WRITTEN TASK:
Find the lines below that contain the string "matplotlib". Copy each one.

DATA:

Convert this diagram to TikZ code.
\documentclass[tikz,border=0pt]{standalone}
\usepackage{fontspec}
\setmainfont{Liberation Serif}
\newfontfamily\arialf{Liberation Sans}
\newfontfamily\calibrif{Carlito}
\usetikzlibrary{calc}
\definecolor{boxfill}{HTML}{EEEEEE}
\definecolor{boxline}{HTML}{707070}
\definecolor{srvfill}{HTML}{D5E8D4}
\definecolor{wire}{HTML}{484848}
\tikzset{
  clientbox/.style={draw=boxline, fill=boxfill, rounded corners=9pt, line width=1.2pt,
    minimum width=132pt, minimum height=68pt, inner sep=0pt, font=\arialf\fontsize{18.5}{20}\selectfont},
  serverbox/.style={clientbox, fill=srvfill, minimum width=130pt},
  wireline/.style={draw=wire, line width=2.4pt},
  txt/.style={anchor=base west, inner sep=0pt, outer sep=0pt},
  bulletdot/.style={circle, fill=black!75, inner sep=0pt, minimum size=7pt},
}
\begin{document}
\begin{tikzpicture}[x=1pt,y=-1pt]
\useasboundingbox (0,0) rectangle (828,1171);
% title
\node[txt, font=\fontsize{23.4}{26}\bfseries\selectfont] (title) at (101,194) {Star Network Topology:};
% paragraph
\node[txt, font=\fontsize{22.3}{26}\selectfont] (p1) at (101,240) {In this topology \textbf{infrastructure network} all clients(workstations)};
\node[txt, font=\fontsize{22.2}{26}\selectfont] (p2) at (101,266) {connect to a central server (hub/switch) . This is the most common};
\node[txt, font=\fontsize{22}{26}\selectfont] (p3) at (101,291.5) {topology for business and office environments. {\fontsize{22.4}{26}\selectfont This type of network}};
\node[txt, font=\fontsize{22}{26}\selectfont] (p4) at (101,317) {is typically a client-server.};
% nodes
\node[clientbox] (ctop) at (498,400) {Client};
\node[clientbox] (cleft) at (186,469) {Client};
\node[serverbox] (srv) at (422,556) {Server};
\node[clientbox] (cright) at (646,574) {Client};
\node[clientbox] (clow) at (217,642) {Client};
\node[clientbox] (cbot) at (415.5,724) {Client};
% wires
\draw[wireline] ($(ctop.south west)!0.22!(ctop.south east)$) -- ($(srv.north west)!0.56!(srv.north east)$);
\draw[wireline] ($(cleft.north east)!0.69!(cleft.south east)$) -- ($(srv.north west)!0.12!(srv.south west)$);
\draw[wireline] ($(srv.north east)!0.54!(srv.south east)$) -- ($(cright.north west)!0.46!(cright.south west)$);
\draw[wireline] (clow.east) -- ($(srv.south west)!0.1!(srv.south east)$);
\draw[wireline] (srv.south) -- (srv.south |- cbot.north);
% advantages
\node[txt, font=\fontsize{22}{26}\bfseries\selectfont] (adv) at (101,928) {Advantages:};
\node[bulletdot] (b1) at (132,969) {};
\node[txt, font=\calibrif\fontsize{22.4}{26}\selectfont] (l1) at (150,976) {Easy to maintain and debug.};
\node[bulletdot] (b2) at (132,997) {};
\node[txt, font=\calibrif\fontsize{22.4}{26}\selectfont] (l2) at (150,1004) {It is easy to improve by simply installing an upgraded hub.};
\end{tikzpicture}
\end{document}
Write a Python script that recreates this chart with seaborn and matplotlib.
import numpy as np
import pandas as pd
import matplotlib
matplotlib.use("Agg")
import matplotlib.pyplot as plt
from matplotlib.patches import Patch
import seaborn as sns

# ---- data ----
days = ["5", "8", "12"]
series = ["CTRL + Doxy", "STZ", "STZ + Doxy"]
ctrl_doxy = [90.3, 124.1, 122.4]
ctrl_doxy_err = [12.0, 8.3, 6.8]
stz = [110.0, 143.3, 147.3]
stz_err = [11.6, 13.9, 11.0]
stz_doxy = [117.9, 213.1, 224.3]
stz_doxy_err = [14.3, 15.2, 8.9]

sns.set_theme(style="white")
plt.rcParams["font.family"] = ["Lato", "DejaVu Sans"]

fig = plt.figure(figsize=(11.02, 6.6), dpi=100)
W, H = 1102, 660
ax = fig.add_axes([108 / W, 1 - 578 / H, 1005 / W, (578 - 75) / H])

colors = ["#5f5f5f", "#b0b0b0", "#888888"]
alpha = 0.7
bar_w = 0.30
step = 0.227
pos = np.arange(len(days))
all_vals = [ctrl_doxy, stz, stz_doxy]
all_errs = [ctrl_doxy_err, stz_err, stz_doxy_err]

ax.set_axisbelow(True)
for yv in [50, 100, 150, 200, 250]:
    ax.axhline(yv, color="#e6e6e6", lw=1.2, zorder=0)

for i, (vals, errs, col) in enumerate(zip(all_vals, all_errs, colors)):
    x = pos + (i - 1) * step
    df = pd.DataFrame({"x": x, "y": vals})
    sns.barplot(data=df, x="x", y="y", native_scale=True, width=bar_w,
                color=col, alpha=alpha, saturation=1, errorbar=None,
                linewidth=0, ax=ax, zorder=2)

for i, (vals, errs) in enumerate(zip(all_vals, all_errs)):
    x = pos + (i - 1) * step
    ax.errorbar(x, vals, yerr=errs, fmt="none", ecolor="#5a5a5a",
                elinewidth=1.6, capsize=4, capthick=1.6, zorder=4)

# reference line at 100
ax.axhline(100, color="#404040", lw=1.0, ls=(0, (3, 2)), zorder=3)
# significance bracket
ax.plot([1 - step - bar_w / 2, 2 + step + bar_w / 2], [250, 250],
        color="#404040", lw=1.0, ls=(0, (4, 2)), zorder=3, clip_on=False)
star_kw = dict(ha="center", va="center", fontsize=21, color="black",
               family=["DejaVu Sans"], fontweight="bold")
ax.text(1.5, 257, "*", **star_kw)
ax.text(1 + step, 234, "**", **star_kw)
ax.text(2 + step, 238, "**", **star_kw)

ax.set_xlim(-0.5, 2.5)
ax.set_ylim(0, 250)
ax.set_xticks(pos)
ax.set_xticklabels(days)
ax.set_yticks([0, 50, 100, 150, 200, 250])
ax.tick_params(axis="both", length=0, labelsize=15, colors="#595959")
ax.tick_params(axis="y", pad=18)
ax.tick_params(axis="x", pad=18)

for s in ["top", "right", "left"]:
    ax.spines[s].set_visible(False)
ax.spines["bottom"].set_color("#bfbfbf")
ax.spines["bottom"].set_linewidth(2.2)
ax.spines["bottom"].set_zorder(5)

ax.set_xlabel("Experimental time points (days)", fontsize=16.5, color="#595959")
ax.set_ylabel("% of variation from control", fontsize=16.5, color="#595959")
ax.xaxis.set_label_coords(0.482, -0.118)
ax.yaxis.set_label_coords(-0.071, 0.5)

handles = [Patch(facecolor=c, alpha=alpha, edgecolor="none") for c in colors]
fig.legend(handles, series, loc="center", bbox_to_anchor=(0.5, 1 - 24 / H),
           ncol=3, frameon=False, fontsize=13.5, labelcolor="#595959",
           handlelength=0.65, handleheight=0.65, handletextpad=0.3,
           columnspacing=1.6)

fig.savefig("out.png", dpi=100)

RESULT:
Write a Python script that recreates this chart with seaborn and matplotlib.
import matplotlib
matplotlib.use("Agg")
import matplotlib.pyplot as plt
from matplotlib.patches import Patch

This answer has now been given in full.